- **Written problem**:
Print, word for word, every line from the beginning of the listing up to and including the line with "1.194, 1.187, 1.186]". Pictures are to be excluded.

Given material start

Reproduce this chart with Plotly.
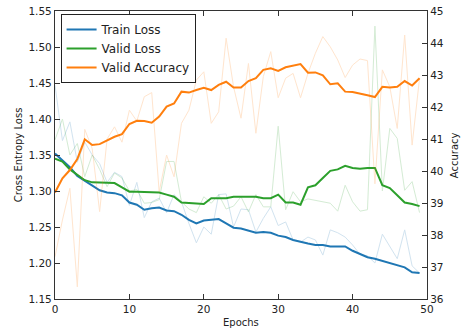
import plotly.graph_objects as go

epochs = list(range(50))

train_loss_smooth = [1.352, 1.343, 1.333, 1.321, 1.314, 1.308, 1.301, 1.298, 1.297, 1.294,
                     1.284, 1.281, 1.274, 1.276, 1.277, 1.273, 1.272, 1.267, 1.260, 1.255,
                     1.259, 1.260, 1.261, 1.255, 1.249, 1.248, 1.245, 1.242, 1.243, 1.242,
                     1.238, 1.236, 1.232, 1.229, 1.227, 1.225, 1.225, 1.223, 1.223, 1.223,
                     1.217, 1.212, 1.208, 1.206, 1.203, 1.199, 1.196, 1.194, 1.187, 1.186]

valid_loss_smooth = [1.345, 1.341, 1.330, 1.322, 1.315, 1.312, 1.312, 1.311, 1.311, 1.305,
                     1.299, 1.299, 1.299, 1.299, 1.298, 1.295, 1.292, 1.284, 1.283, 1.282,
                     1.282, 1.290, 1.290, 1.290, 1.292, 1.292, 1.291, 1.292, 1.290, 1.290,
                     1.295, 1.284, 1.284, 1.281, 1.305, 1.308, 1.318, 1.328, 1.330, 1.335,
                     1.332, 1.331, 1.332, 1.332, 1.308, 1.304, 1.294, 1.284, 1.282, 1.279]

valid_acc_smooth = [39.33, 39.77, 40.03, 40.37, 40.99, 40.81, 40.84, 40.95, 41.07, 41.15,
                    41.47, 41.57, 41.56, 41.51, 41.70, 42.01, 42.11, 42.48, 42.45, 42.53,
                    42.60, 42.53, 42.69, 42.79, 42.61, 42.61, 42.81, 42.90, 43.16, 43.21,
                    43.13, 43.24, 43.30, 43.34, 43.07, 43.08, 42.99, 42.71, 42.74, 42.48,
                    42.47, 42.43, 42.37, 42.31, 42.63, 42.61, 42.63, 42.81, 42.67, 42.90]

train_loss_raw = [1.447, 1.370, 1.396, 1.340, 1.368, 1.350, 1.338, 1.312, 1.326, 1.320,
                  1.280, 1.312, 1.263, 1.285, 1.290, 1.270, 1.295, 1.285, 1.255, 1.228,
                  1.250, 1.240, 1.295, 1.296, 1.250, 1.275, 1.274, 1.243, 1.262, 1.278,
                  1.252, 1.257, 1.232, 1.229, 1.236, 1.232, 1.211, 1.246, 1.242, 1.236,
                  1.225, 1.212, 1.210, 1.200, 1.240, 1.222, 1.206, 1.246, 1.196, 1.186]

valid_loss_raw = [1.371, 1.400, 1.350, 1.366, 1.320, 1.350, 1.330, 1.306, 1.325, 1.318,
                  1.300, 1.302, 1.283, 1.284, 1.288, 1.341, 1.341, 1.285, 1.275, 1.270,
                  1.292, 1.283, 1.295, 1.275, 1.279, 1.292, 1.271, 1.295, 1.278, 1.278,
                  1.390, 1.274, 1.299, 1.285, 1.289, 1.287, 1.285, 1.283, 1.272, 1.308,
                  1.285, 1.272, 1.274, 1.529, 1.300, 1.387, 1.373, 1.301, 1.313, 1.270]

valid_acc_raw = [37.32, 38.47, 39.46, 36.38, 41.30, 40.70, 38.73, 41.00, 41.38, 40.90,
                 41.90, 41.56, 42.32, 42.45, 39.35, 40.50, 39.82, 41.49, 41.90, 42.84,
                 43.10, 41.49, 41.85, 44.15, 42.63, 41.65, 43.36, 41.18, 42.95, 43.73,
                 42.29, 42.90, 43.05, 42.29, 43.05, 43.68, 44.20, 43.88, 43.47, 42.92,
                 43.31, 43.50, 43.45, 39.60, 43.16, 42.63, 41.33, 44.25, 40.81, 42.90]

x_title = "Epochs"
y_title = "Cross Entropy Loss"
y2_title = "Accuracy"

BLUE = "#1f77b4"
GREEN = "#2ca02c"
ORANGE = "#ff7f0e"
FONT = "DejaVu Sans"

fig = go.Figure()
fig.add_trace(go.Scatter(x=epochs, y=train_loss_raw, mode="lines", line=dict(color=BLUE, width=1),
                         opacity=0.2, showlegend=False, hoverinfo="skip"))
fig.add_trace(go.Scatter(x=epochs, y=valid_loss_raw, mode="lines", line=dict(color=GREEN, width=1),
                         opacity=0.2, showlegend=False, hoverinfo="skip"))
fig.add_trace(go.Scatter(x=epochs, y=valid_acc_raw, mode="lines", line=dict(color=ORANGE, width=1),
                         opacity=0.2, showlegend=False, hoverinfo="skip", yaxis="y2"))
fig.add_trace(go.Scatter(x=epochs, y=train_loss_smooth, mode="lines", name="Train Loss",
                         line=dict(color=BLUE, width=2)))
fig.add_trace(go.Scatter(x=epochs, y=valid_loss_smooth, mode="lines", name="Valid Loss",
                         line=dict(color=GREEN, width=2)))
fig.add_trace(go.Scatter(x=epochs, y=valid_acc_smooth, mode="lines", name="Valid Accuracy",
                         line=dict(color=ORANGE, width=2), yaxis="y2"))

axis_common = dict(showgrid=False, zeroline=False, showline=True, linecolor="#333333", linewidth=1.2,
                   ticks="inside", ticklen=5, tickcolor="#333333", automargin=False,
                   tickfont=dict(family=FONT, size=10.5, color="#222222"))

title_font = dict(family=FONT, size=10, color="#222222")

fig.update_layout(
    width=461, height=330, autosize=False,
    margin=dict(l=55, r=34, t=11, b=31),
    paper_bgcolor="white", plot_bgcolor="white",
    font=dict(family=FONT, color="#222222"),
    xaxis=dict(range=[0, 50], tickvals=[0, 10, 20, 30, 40, 50], mirror="ticks", **axis_common),
    yaxis=dict(range=[1.15, 1.55], tickvals=[1.15, 1.20, 1.25, 1.30, 1.35, 1.40, 1.45, 1.50, 1.55],
               tickformat=".2f", **axis_common),
    yaxis2=dict(range=[36, 45], tickvals=list(range(36, 46)), overlaying="y", side="right",
                **axis_common),
    legend=dict(x=0.015, y=0.99, xanchor="left", yanchor="top",
                bgcolor="white", bordercolor="#222222", borderwidth=1,
                font=dict(family=FONT, size=12, color="#222222"),
                tracegroupgap=0, itemwidth=30),
    annotations=[
        dict(text=x_title, xref="paper", yref="paper", x=0.5, y=-0.082,
             xanchor="center", yanchor="middle", showarrow=False, font=title_font),
        dict(text=y_title, xref="paper", yref="paper", x=-0.099, y=0.5, textangle=-90,
             xanchor="center", yanchor="middle", showarrow=False, font=title_font),
        dict(text=y2_title, xref="paper", yref="paper", x=1.073, y=0.5, textangle=-90,
             xanchor="center", yanchor="middle", showarrow=False, font=title_font),
    ],
)

fig.write_html("out.html", config={"displayModeBar": False},
               post_script="document.body.style.margin='0px';document.body.style.padding='0px';")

Given material end

- **Exercise answer**:
Reproduce this chart with Plotly.
import plotly.graph_objects as go

epochs = list(range(50))

train_loss_smooth = [1.352, 1.343, 1.333, 1.321, 1.314, 1.308, 1.301, 1.298, 1.297, 1.294,
                     1.284, 1.281, 1.274, 1.276, 1.277, 1.273, 1.272, 1.267, 1.260, 1.255,
                     1.259, 1.260, 1.261, 1.255, 1.249, 1.248, 1.245, 1.242, 1.243, 1.242,
                     1.238, 1.236, 1.232, 1.229, 1.227, 1.225, 1.225, 1.223, 1.223, 1.223,
                     1.217, 1.212, 1.208, 1.206, 1.203, 1.199, 1.196, 1.194, 1.187, 1.186]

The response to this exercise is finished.